The region’s logistics firms signalled a bounce back in confidence last year after tough trading conditions in 2012. Now, in the latest UK Logistics Confidence Index the sector has registered its highest index rating for optimism – and largest half-year increase – since the survey was launched in the first half of 2012.
It shows an overall confidence reading of 74.9, up almost 25% on the previous six months and 43% higher year on year.
However, the bi-annual index, commissioned by Barclays and accountants Grant Thornton, shows the sector is still grappling with some big challenges with pressure on margins, customer demand, fuel costs and market volatility the prime causes for concern over the next six months.
Of the senior industry figures surveyed, 61% said operating conditions were more favourable, compared to 26% in the first half of 2013.

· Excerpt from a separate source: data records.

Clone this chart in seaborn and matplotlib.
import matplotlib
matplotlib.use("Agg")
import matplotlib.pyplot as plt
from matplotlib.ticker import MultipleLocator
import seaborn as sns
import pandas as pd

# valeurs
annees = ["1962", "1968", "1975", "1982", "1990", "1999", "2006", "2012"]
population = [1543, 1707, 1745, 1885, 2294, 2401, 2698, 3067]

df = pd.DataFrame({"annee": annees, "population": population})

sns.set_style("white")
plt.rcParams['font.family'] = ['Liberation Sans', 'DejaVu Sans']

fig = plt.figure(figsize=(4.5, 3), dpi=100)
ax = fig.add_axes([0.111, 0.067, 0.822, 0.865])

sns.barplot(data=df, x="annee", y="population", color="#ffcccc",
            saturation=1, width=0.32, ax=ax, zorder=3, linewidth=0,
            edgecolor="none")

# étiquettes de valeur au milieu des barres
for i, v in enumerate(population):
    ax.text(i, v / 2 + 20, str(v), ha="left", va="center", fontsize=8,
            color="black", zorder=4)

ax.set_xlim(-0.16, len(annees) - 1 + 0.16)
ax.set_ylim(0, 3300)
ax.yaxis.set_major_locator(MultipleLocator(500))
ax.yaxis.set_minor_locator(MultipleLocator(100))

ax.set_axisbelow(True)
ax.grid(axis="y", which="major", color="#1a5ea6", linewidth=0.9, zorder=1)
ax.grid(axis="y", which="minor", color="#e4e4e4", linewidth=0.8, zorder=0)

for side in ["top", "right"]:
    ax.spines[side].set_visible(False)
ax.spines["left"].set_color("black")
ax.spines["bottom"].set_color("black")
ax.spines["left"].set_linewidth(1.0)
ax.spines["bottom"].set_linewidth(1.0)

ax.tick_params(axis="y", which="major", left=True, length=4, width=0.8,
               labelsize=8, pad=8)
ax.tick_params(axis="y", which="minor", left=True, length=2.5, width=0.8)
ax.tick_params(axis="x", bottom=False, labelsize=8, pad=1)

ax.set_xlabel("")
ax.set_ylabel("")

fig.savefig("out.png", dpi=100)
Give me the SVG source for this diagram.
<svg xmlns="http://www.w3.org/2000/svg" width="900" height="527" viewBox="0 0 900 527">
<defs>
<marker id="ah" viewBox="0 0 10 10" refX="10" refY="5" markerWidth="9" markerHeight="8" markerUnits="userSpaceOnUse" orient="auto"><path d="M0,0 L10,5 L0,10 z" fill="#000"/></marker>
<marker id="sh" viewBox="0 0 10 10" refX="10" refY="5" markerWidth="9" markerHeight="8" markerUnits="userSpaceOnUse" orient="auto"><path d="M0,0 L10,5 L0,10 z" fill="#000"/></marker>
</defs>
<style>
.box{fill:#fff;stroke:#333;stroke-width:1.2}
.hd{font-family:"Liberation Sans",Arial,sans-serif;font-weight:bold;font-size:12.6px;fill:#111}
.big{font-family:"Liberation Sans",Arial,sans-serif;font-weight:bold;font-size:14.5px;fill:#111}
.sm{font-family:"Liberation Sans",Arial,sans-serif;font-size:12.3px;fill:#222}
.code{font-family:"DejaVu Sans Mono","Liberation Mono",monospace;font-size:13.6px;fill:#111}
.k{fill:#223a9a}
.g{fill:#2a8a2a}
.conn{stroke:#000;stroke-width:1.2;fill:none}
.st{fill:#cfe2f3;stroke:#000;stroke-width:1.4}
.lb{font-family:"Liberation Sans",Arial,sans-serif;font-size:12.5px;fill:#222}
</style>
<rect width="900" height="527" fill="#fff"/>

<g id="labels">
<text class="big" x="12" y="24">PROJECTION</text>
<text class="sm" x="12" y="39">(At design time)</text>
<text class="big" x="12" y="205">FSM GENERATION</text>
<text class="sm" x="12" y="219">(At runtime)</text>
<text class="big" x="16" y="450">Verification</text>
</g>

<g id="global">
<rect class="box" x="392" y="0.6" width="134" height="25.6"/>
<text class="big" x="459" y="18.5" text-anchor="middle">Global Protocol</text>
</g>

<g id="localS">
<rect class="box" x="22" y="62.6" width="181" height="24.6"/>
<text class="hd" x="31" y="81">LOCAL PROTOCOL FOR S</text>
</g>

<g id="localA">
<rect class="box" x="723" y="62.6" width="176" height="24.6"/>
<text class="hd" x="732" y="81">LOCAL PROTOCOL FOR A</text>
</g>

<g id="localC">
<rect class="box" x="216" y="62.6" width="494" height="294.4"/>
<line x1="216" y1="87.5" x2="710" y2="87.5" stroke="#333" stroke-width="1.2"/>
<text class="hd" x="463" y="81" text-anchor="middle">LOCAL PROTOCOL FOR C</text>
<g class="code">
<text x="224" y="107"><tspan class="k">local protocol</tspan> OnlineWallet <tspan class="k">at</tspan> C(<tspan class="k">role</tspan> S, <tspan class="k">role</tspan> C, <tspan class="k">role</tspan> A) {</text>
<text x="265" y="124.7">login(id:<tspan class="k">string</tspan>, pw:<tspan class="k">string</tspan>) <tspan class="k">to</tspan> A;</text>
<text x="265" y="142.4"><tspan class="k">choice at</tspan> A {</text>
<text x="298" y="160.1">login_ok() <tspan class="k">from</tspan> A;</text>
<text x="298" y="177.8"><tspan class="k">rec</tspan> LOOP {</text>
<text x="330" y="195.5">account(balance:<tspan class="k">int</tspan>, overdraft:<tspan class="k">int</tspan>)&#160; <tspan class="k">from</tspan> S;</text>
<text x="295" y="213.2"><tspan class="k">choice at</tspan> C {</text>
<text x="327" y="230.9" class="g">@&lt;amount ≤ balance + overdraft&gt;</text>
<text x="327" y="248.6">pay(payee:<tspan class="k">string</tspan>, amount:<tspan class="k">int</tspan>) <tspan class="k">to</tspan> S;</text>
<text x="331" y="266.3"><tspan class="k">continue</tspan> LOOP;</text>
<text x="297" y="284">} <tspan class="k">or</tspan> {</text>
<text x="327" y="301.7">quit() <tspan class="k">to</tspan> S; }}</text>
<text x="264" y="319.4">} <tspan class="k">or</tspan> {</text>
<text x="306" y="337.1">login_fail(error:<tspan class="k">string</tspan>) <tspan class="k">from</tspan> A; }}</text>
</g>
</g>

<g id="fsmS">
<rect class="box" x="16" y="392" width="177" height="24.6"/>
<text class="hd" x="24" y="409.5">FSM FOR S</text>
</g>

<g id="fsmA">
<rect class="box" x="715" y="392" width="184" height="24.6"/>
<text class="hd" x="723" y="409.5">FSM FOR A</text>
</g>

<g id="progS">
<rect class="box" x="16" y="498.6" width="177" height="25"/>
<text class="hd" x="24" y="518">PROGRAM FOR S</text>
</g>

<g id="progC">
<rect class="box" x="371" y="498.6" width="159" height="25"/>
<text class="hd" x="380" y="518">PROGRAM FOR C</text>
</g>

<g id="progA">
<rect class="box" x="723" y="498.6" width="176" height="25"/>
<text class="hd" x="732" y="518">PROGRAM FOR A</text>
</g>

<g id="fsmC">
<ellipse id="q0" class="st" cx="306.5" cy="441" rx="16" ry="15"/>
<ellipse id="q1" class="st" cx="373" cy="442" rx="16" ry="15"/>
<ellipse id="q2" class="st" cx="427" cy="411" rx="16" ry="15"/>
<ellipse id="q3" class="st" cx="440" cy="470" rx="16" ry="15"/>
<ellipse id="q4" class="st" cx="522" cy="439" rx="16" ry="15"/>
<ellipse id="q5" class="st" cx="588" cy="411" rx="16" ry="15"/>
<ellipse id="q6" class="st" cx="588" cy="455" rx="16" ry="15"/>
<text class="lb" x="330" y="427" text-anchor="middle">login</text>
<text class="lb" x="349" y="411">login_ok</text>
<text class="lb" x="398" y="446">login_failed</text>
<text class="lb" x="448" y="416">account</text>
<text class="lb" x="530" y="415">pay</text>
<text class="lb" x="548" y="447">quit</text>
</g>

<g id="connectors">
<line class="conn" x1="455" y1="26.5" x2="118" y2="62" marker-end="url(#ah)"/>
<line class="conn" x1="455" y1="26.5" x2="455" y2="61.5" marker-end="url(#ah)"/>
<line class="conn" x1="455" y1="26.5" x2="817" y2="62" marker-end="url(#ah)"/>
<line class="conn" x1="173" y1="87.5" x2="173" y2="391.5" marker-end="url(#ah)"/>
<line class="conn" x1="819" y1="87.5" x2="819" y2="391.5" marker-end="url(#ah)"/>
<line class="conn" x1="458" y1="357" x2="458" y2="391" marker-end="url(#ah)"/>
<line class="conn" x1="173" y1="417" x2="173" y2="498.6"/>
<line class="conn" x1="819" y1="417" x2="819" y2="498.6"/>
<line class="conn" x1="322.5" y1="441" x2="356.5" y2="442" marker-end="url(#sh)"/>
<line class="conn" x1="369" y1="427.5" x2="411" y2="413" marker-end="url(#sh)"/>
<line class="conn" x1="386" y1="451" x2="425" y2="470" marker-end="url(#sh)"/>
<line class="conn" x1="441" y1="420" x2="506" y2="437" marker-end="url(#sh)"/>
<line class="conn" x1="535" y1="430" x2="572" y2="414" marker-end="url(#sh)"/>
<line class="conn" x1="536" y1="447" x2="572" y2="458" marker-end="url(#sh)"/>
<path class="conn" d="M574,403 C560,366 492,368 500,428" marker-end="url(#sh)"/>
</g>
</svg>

Just 7% said trading conditions had worsened with 32% saying they had stayed the same. Looking ahead to the next six months, the majority of respondents believe the outlook is likely to improve further with 55% expecting more favourable conditions. Some 35% believe conditions will stay the same and just 10% believe they will deteriorate.
In line with this more positive outlook, 84% expect their turnover to increase in the next year. Just under half (48%) are expecting an increase of 5% or more with 16% forecasting a rise of 10% plus – well ahead of inflation.

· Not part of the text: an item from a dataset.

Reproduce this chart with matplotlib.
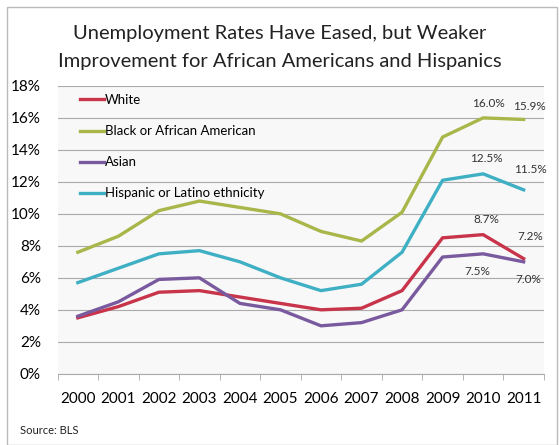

Turnover expectations among large logistics groups have accelerated from 60% in the first half of last year to 84% now. Smaller operators’ expectations climbed from 74% to also reach 84%.

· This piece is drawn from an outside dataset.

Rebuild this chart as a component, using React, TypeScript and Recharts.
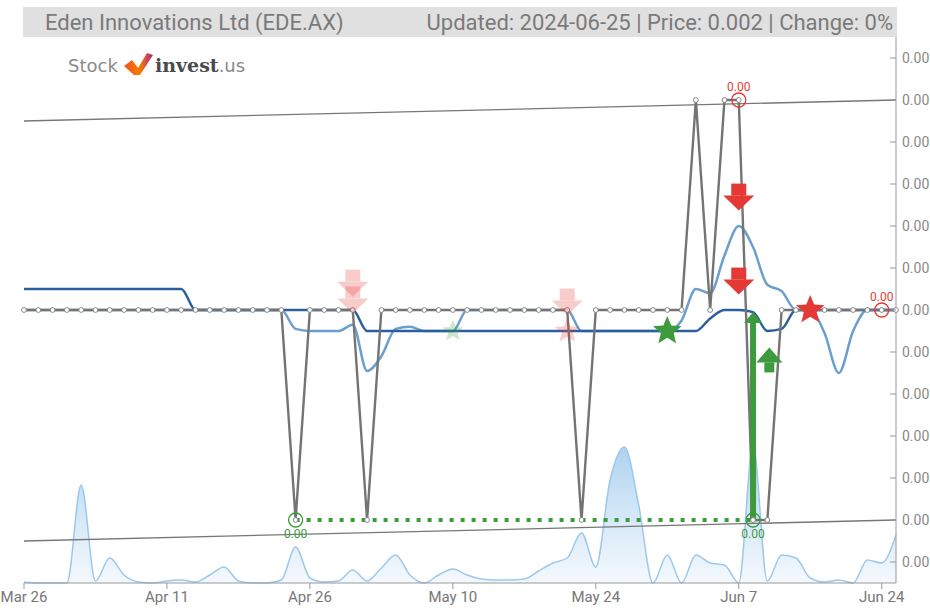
import React from "react";
import {
  ComposedChart,
  Line,
  Area,
  Scatter,
  XAxis,
  YAxis,
  ReferenceLine,
} from "recharts";

// trading days shown on the chart (index = position on the x axis)
const dates = [
  "Mar 26", "Mar 27", "Mar 28", "Apr 2", "Apr 3", "Apr 4", "Apr 5", "Apr 8", "Apr 9", "Apr 10",
  "Apr 11", "Apr 12", "Apr 15", "Apr 16", "Apr 17", "Apr 18", "Apr 19", "Apr 22", "Apr 23", "Apr 24",
  "Apr 26", "Apr 29", "Apr 30", "May 1", "May 2", "May 3", "May 6", "May 7", "May 8", "May 9",
  "May 10", "May 13", "May 14", "May 15", "May 16", "May 17", "May 20", "May 21", "May 22", "May 23",
  "May 24", "May 27", "May 28", "May 29", "May 30", "May 31", "Jun 3", "Jun 4", "Jun 5", "Jun 6",
  "Jun 7", "Jun 11", "Jun 12", "Jun 13", "Jun 14", "Jun 17", "Jun 18", "Jun 19", "Jun 20", "Jun 21",
  "Jun 24", "Jun 25",
];

const closePrice = [
  0.002, 0.002, 0.002, 0.002, 0.002, 0.002, 0.002, 0.002, 0.002, 0.002,
  0.002, 0.002, 0.002, 0.002, 0.002, 0.002, 0.002, 0.002, 0.002, 0.001,
  0.002, 0.002, 0.002, 0.002, 0.001, 0.002, 0.002, 0.002, 0.002, 0.002,
  0.002, 0.002, 0.002, 0.002, 0.002, 0.002, 0.002, 0.002, 0.002, 0.001,
  0.002, 0.002, 0.002, 0.002, 0.002, 0.002, 0.002, 0.003, 0.002, 0.003,
  0.003, 0.001, 0.001, 0.002, 0.002, 0.002, 0.002, 0.002, 0.002, 0.002,
  0.002, 0.002,
];

const fastMa = [
  0.002, 0.002, 0.002, 0.002, 0.002, 0.002, 0.002, 0.002, 0.002, 0.002,
  0.002, 0.002, 0.002, 0.002, 0.002, 0.002, 0.002, 0.002, 0.002, 0.00191,
  0.0019, 0.0019, 0.0019, 0.00193, 0.00171, 0.00178, 0.00191, 0.00192, 0.0019, 0.0019,
  0.0019, 0.002, 0.002, 0.002, 0.002, 0.002, 0.002, 0.002, 0.002, 0.0019,
  0.0019, 0.0019, 0.0019, 0.0019, 0.0019, 0.0019, 0.00195, 0.0021, 0.00208, 0.00226,
  0.0024, 0.0023, 0.00212, 0.00209, 0.002, 0.002, 0.00189, 0.0017, 0.0019, 0.002,
  0.002, 0.002,
];

const slowMa = [
  0.0021, 0.0021, 0.0021, 0.0021, 0.0021, 0.0021, 0.0021, 0.0021, 0.0021, 0.0021,
  0.0021, 0.0021, 0.002, 0.002, 0.002, 0.002, 0.002, 0.002, 0.002, 0.002,
  0.002, 0.002, 0.002, 0.002, 0.0019, 0.0019, 0.0019, 0.0019, 0.0019, 0.0019,
  0.0019, 0.0019, 0.0019, 0.0019, 0.0019, 0.0019, 0.0019, 0.0019, 0.0019, 0.0019,
  0.0019, 0.0019, 0.0019, 0.0019, 0.0019, 0.0019, 0.0019, 0.0019, 0.00196, 0.002,
  0.002, 0.00199, 0.0019, 0.00191, 0.002, 0.002, 0.002, 0.002, 0.002, 0.002,
  0.002, 0.002,
];

// volume, millions of shares
const volumeM = [
  0.1, 0, 0, 0, 9.8, 0.2, 2.5, 0.8, 0.1, 0,
  0.2, 0.3, 0.1, 0.8, 1.6, 0.2, 0, 0, 0.3, 3.6,
  0.5, 0.1, 0.2, 1.3, 0.2, 1.5, 2.8, 0.8, 0, 0.8,
  1.4, 0.8, 0.4, 0.3, 0.3, 0.4, 1.2, 2.0, 2.5, 5.0,
  1.6, 10.3, 13.6, 7.8, 0, 2.8, 0, 2.8, 2.0, 1.8,
  0, 13.8, 0.2, 2.8, 2.5, 0.5, 0.1, 0.3, 0, 2.3,
  2.0, 4.8,
];

const xTicks = [0, 10, 20, 30, 40, 50, 60];
const yTicks = [
  0.0008, 0.001, 0.0012, 0.0014, 0.0016, 0.0018, 0.002, 0.0022, 0.0024, 0.0026, 0.0028, 0.003, 0.0032,
];

const upperTrend = [
  { x: 0, y: 0.0029 },
  { x: 61, y: 0.003 },
];
const lowerTrend = [
  { x: 0, y: 0.0009 },
  { x: 61, y: 0.001 },
];
const supportLine = [
  { x: 19, y: 0.001 },
  { x: 51, y: 0.001 },
];
const buyShaft = [
  { x: 51, y: 0.001 },
  { x: 51, y: 0.00194 },
];

const sellArrows = [
  { i: 50, p: 0.00254 },
  { i: 50, p: 0.00214 },
];
const weakSellArrows = [
  { i: 23, p: 0.00213 },
  { i: 23, p: 0.00205 },
  { i: 38, p: 0.00204 },
];
const weakSellStars = [{ i: 38, p: 0.0019 }];
const buyArrows = [{ i: 52, p: 0.00176 }];
const buyHeads = [{ i: 51, p: 0.00199 }];
const buyStars = [{ i: 45, p: 0.0019 }];
const weakBuyStars = [{ i: 30, p: 0.0019 }];
const sellStars = [{ i: 55, p: 0.002 }];
const highMarks = [
  { i: 50, p: 0.003 },
  { i: 60, p: 0.002 },
];
const lowMarks = [
  { i: 19, p: 0.001 },
  { i: 51, p: 0.001 },
];

const data = dates.map((d, i) => ({
  i,
  date: d,
  close: closePrice[i],
  fast: fastMa[i],
  slow: slowMa[i],
  vol: volumeM[i],
}));

const RED = "#e53935";
const GREEN = "#3d9a3d";
const FONT = "Roboto, sans-serif";

const starPoints = (cx: number, cy: number, R: number, r: number) => {
  const pts: string[] = [];
  for (let k = 0; k < 10; k++) {
    const a = ((-90 + k * 36) * Math.PI) / 180;
    const rad = k % 2 === 0 ? R : r;
    pts.push(`${cx + rad * Math.cos(a)},${cy + rad * Math.sin(a)}`);
  }
  return pts.join(" ");
};

const DownArrow = ({ cx, cy, color, opacity = 1 }: any) => (
  <g opacity={opacity}>
    <rect x={cx - 7.5} y={cy - 13} width={15} height={12} fill={color} />
    <polygon points={`${cx - 15.5},${cy - 1} ${cx + 15.5},${cy - 1} ${cx},${cy + 14}`} fill={color} />
  </g>
);

const UpArrow = ({ cx, cy, color }: any) => (
  <g>
    <polygon points={`${cx - 13},${cy + 2} ${cx + 13},${cy + 2} ${cx},${cy - 13}`} fill={color} />
    <rect x={cx - 5} y={cy + 2} width={10} height={10} fill={color} />
  </g>
);

const Star = ({ cx, cy, color, size = 15, opacity = 1 }: any) => (
  <polygon points={starPoints(cx, cy, size, size * 0.45)} fill={color} opacity={opacity} />
);

const PriceTick = (props: any) => {
  const { x, y, payload } = props;
  return (
    <g>
      <line x1={x - 14} x2={x - 8} y1={y} y2={y} stroke="#999" />
      <text x={x - 2} y={y} dy={5} fill="#8a8a8a" fontSize={14} fontFamily={FONT}>
        {payload.value.toFixed(2)}
      </text>
    </g>
  );
};

const App = () => {
  return (
    <div style={{ position: "absolute", left: 0, top: 0, width: 930, height: 608, background: "#fff" }}>
      <ComposedChart
        width={930}
        height={608}
        data={data}
        margin={{ top: 37, right: 0, bottom: 0, left: 24 }}
      >
        <defs>
          <linearGradient id="volFill" x1="0" y1="0" x2="0" y2="1">
            <stop offset="0%" stopColor="#6cafe4" stopOpacity={0.95} />
            <stop offset="100%" stopColor="#e3effa" stopOpacity={0.7} />
          </linearGradient>
        </defs>
        <XAxis
          dataKey="i"
          type="number"
          domain={[0, 61]}
          ticks={xTicks}
          interval={0}
          tickFormatter={(v: number) => dates[v]}
          stroke="#999"
          tick={{ fill: "#777", fontSize: 15, fontFamily: FONT }}
          height={25}
        />
        <YAxis
          yAxisId="price"
          orientation="right"
          domain={[0.0007, 0.0033]}
          ticks={yTicks}
          interval={0}
          width={34}
          stroke="#999"
          tickLine={false}
          tick={<PriceTick />}
        />
        <YAxis yAxisId="vol" hide domain={[0, 54.6]} />

        <Area
          yAxisId="vol"
          type="monotone"
          dataKey="vol"
          stroke="#9cc8ec"
          strokeWidth={1.5}
          fill="url(#volFill)"
          isAnimationActive={false}
          dot={false}
          activeDot={false}
        />
        <ReferenceLine yAxisId="price" segment={upperTrend} stroke="#777" strokeWidth={1.3} />
        <ReferenceLine yAxisId="price" segment={lowerTrend} stroke="#777" strokeWidth={1.3} />
        <ReferenceLine
          yAxisId="price"
          segment={supportLine}
          stroke={GREEN}
          strokeWidth={4}
          strokeDasharray="4 7"
        />
        <Line
          yAxisId="price"
          type="monotone"
          dataKey="fast"
          stroke="#6b9fcf"
          strokeWidth={2.5}
          dot={false}
          activeDot={false}
          isAnimationActive={false}
        />
        <Line
          yAxisId="price"
          type="monotone"
          dataKey="slow"
          stroke="#2c5f9e"
          strokeWidth={2.5}
          dot={false}
          activeDot={false}
          isAnimationActive={false}
        />
        <Line
          yAxisId="price"
          type="linear"
          dataKey="close"
          stroke="#747474"
          strokeWidth={2.4}
          dot={{ r: 2.4, fill: "#fff", stroke: "#888", strokeWidth: 1 }}
          activeDot={false}
          isAnimationActive={false}
        />
        <ReferenceLine yAxisId="price" segment={buyShaft} stroke={GREEN} strokeWidth={6} />

        <Scatter
          yAxisId="price"
          data={weakSellArrows}
          dataKey="p"
          isAnimationActive={false}
          shape={(p: any) => <DownArrow cx={p.cx} cy={p.cy} color={RED} opacity={0.25} />}
        />
        <Scatter
          yAxisId="price"
          data={weakSellStars}
          dataKey="p"
          isAnimationActive={false}
          shape={(p: any) => <Star cx={p.cx} cy={p.cy} color={RED} size={13} opacity={0.25} />}
        />
        <Scatter
          yAxisId="price"
          data={weakBuyStars}
          dataKey="p"
          isAnimationActive={false}
          shape={(p: any) => <Star cx={p.cx} cy={p.cy} color={GREEN} size={11} opacity={0.25} />}
        />
        <Scatter
          yAxisId="price"
          data={buyStars}
          dataKey="p"
          isAnimationActive={false}
          shape={(p: any) => <Star cx={p.cx} cy={p.cy} color={GREEN} size={15} />}
        />
        <Scatter
          yAxisId="price"
          data={sellStars}
          dataKey="p"
          isAnimationActive={false}
          shape={(p: any) => <Star cx={p.cx} cy={p.cy} color={RED} size={15} />}
        />
        <Scatter
          yAxisId="price"
          data={sellArrows}
          dataKey="p"
          isAnimationActive={false}
          shape={(p: any) => <DownArrow cx={p.cx} cy={p.cy} color={RED} />}
        />
        <Scatter
          yAxisId="price"
          data={buyHeads}
          dataKey="p"
          isAnimationActive={false}
          shape={(p: any) => (
            <polygon
              points={`${p.cx - 9},${p.cy + 11} ${p.cx + 9},${p.cy + 11} ${p.cx},${p.cy}`}
              fill={GREEN}
            />
          )}
        />
        <Scatter
          yAxisId="price"
          data={buyArrows}
          dataKey="p"
          isAnimationActive={false}
          shape={(p: any) => <UpArrow cx={p.cx + 2} cy={p.cy} color={GREEN} />}
        />
        <Scatter
          yAxisId="price"
          data={highMarks}
          dataKey="p"
          isAnimationActive={false}
          shape={(p: any) => (
            <g>
              <circle cx={p.cx} cy={p.cy} r={7} fill="none" stroke={RED} strokeWidth={1.3} />
              <text x={p.cx} y={p.cy - 9} textAnchor="middle" fill={RED} fontSize={12} fontFamily={FONT}>
                {p.payload.p.toFixed(2)}
              </text>
            </g>
          )}
        />
        <Scatter
          yAxisId="price"
          data={lowMarks}
          dataKey="p"
          isAnimationActive={false}
          shape={(p: any) => (
            <g>
              <circle cx={p.cx} cy={p.cy} r={7} fill="none" stroke={GREEN} strokeWidth={1.3} />
              <text x={p.cx} y={p.cy + 18} textAnchor="middle" fill={GREEN} fontSize={12} fontFamily={FONT}>
                {p.payload.p.toFixed(2)}
              </text>
            </g>
          )}
        />
      </ComposedChart>

      <div
        style={{
          position: "absolute",
          left: 23,
          top: 7,
          width: 874,
          height: 30,
          background: "#e0e0e0",
          fontFamily: FONT,
          fontSize: 22,
          color: "#7a7a7a",
          display: "flex",
          alignItems: "center",
          justifyContent: "space-between",
          padding: "0 4px 0 22px",
          boxSizing: "border-box",
          whiteSpace: "nowrap",
        }}
      >
        <span>Eden Innovations Ltd (EDE.AX)</span>
        <span>Updated: 2024-06-25 | Price: 0.002 | Change: 0%</span>
      </div>

      <svg style={{ position: "absolute", left: 60, top: 48 }} width={200} height={34}>
        <defs>
          <linearGradient id="logoMark" x1="0" y1="0" x2="1" y2="0">
            <stop offset="0%" stopColor="#f4511e" />
            <stop offset="55%" stopColor="#f57c00" />
            <stop offset="100%" stopColor="#b0208f" />
          </linearGradient>
        </defs>
        <text x={8} y={24} fontFamily="DejaVu Sans" fontSize={18} fill="#8a8a8a">
          Stock
        </text>
        <polygon points="64,18 72,12 78,20 87,5 93,7 80,27 74,27" fill="url(#logoMark)" />
        <text x={95} y={24} fontFamily="DejaVu Serif" fontSize={19}>
          <tspan fontWeight="bold" fill="#4a4a4a">invest</tspan>
          <tspan fill="#8a8a8a" fontFamily="DejaVu Sans" fontSize={18}>.us</tspan>
        </text>
      </svg>
    </div>
  );
};

export default App;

Similarly, the rise in optimism translates into increased profit expectations with nearly three-quarters (73%) expecting a rise over the next 12 months. Some 38% are forecasting a rise of 5% or more, with 16% anticipating an increase of 10% plus.
Just 9% foresee a decrease in profitability, compared to 15% a year ago.
Investment intentions are also high for the vast majority of logistics businesses with three-quarters planning to invest profits in significant capital expenditure. Operators are looking to invest in fleets, infrastructure and technology in order to drive growth and competitiveness. A quarter of businesses say they are assessing acquisition opportunities, which is broadly the same as in the previous six months.
Barclays head of region – South West Mid Corporate, Ian Workman, said: “With the logistics sector a lead indicator on manufacturing and retail activity, the marked rise in confidence is an encouraging sign for the UK economy.
“For nearly a third of the industry, customers expanding their contracts are the main source of new business, up from a fifth in the previous six months. However, while confidence has improved, this is only the start of an upturn in the sector where challenges remain and margins continue to bite.”
Logistics businesses are also looking to take on more employees with half of operators planning to increase staff levels, up 6% on the previous year. This growing figure reflects the findings of the recent Barclays Employers Survey which also reported that half of logistics companies were looking to fill more roles over the next year.
However, major challenges persist for the sector with respondents reporting that continuing downward pressure on margins is still by far the biggest issue for the sector as customers continue to demand more for their money and also are very prepared to change service providers in order to get it.
Another continuing challenge for the sector is the lack of qualified drivers and other skilled employees. The concern lies not only in attracting suitable talent but also in retaining skilled employees with the added burden of trying to attract younger recruits to counter an ageing workforce, a particular problem for the sector.
Grant Thornton regional corporate finance director Mark Naughton, who advised on the recent £117m sale of Wiltshire-based oil distributor Watson Petroleum to World Fuel Services of the US, added: “Operators have entered 2014 on a strong footing, confident that the wider economic revival will continue to drive demand for logistics services.
“This momentum is encouraging for the sector, however the relatively high level of competition in the sector is putting continued pressure on margins. Operators would be wise to keep an eye on value-add opportunities which ingrain them deeper into supply chains and strengthen their roles as critical partners in clients’ success.”